_TASK STATEMENT_:
Find and return each line containing "this".

________

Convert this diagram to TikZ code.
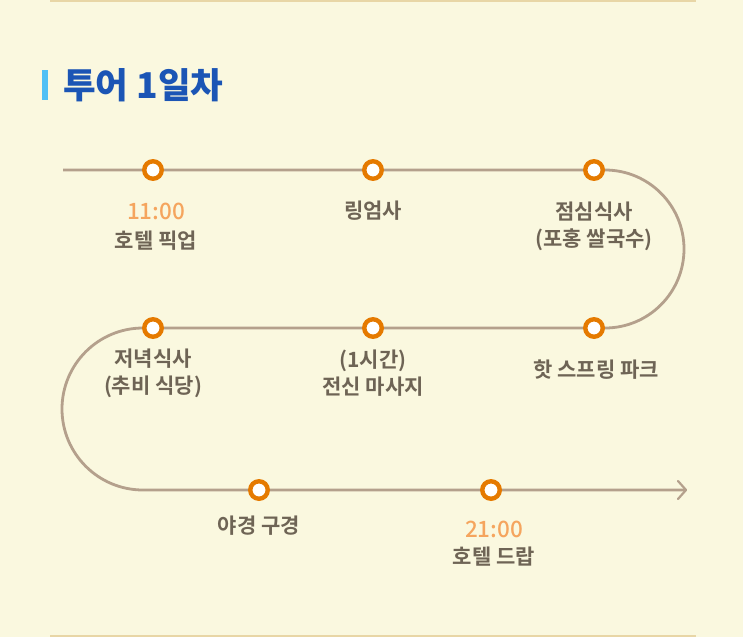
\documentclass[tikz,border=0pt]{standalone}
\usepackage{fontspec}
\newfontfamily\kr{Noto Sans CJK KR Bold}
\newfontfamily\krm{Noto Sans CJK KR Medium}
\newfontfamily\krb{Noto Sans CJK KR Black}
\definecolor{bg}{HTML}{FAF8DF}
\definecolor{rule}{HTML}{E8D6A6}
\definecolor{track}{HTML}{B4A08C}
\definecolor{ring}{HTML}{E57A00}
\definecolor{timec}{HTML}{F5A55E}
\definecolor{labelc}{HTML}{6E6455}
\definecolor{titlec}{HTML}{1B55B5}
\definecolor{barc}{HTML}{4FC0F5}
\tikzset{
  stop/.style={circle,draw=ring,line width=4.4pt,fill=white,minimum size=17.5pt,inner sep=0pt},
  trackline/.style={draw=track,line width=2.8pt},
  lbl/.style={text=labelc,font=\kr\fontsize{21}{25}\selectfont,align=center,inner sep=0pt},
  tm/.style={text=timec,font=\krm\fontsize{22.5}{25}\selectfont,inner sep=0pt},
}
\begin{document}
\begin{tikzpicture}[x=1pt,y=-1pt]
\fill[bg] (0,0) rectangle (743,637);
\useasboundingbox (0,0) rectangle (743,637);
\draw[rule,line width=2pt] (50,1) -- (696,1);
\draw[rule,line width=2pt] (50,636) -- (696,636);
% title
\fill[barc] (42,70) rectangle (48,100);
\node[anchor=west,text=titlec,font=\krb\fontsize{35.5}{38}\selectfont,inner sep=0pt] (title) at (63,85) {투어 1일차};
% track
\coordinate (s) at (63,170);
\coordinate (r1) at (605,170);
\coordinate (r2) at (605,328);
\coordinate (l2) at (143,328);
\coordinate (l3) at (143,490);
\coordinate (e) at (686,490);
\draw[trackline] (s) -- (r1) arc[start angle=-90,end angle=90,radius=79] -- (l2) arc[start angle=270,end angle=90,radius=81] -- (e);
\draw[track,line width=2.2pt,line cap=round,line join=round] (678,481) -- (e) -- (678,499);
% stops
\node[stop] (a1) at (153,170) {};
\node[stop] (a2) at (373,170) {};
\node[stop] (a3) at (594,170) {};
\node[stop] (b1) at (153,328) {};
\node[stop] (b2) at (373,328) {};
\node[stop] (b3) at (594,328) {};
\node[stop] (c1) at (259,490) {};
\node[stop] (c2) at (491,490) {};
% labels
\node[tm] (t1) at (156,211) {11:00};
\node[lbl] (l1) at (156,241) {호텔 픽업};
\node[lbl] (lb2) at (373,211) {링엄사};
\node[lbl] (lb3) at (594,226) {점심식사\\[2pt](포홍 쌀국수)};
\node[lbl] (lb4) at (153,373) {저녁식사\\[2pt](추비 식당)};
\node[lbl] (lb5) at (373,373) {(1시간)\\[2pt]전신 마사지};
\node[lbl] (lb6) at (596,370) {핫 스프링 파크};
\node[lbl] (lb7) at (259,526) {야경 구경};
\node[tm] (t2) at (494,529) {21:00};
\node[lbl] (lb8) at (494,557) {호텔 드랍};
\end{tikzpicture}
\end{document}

________

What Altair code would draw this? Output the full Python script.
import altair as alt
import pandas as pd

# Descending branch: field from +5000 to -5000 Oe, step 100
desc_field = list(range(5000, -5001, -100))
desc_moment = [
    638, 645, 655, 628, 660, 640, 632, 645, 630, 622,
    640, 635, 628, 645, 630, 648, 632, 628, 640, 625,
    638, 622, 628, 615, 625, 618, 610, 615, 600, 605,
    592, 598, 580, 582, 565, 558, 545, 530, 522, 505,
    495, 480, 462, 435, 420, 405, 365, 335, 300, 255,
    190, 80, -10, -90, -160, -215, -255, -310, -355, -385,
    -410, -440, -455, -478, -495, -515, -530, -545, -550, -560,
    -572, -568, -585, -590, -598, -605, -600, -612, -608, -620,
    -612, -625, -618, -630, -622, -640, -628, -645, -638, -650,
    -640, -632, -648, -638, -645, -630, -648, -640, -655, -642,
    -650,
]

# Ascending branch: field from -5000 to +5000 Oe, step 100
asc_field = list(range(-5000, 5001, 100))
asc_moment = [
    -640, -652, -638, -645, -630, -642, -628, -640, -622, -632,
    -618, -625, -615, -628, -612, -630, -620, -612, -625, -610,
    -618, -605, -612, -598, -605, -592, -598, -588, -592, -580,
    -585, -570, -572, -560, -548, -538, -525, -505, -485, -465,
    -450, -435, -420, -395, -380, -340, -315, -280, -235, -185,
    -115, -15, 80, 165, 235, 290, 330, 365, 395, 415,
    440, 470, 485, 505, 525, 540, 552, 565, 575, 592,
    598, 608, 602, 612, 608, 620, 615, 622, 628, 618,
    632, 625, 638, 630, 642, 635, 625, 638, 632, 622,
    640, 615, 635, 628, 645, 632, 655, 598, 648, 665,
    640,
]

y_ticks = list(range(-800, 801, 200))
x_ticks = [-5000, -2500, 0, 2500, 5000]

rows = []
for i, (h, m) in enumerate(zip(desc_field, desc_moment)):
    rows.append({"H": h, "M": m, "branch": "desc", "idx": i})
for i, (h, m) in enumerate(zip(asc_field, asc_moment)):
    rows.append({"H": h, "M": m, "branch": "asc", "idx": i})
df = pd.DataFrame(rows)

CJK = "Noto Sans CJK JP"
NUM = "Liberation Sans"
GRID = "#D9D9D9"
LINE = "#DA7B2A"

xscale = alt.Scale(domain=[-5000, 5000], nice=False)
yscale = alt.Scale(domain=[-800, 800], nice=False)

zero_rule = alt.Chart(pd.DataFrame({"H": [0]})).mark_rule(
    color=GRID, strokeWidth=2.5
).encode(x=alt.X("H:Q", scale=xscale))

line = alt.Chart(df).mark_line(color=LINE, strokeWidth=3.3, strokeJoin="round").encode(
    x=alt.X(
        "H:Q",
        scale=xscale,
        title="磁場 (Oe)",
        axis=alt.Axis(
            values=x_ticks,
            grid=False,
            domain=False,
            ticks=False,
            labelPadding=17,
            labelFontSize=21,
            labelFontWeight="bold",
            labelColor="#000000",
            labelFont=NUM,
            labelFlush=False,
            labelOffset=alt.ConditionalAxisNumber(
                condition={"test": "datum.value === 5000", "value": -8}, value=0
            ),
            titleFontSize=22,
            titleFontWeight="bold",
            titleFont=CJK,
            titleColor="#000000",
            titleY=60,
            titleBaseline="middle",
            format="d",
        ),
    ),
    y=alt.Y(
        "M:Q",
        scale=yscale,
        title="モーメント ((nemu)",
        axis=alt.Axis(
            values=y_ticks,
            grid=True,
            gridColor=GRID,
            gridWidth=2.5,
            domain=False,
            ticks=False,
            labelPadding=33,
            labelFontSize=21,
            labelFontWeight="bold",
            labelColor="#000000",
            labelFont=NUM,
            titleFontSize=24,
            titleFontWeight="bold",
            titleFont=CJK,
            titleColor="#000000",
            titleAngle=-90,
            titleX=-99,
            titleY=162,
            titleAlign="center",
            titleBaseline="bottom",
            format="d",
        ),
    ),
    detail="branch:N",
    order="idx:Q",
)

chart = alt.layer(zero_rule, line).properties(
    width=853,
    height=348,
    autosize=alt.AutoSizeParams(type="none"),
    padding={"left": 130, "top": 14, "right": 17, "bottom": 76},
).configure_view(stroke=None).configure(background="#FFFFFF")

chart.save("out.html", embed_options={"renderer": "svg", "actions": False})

________

_TASK OUTPUT_:
Convert this diagram to TikZ code.
What Altair code would draw this? Output the full Python script.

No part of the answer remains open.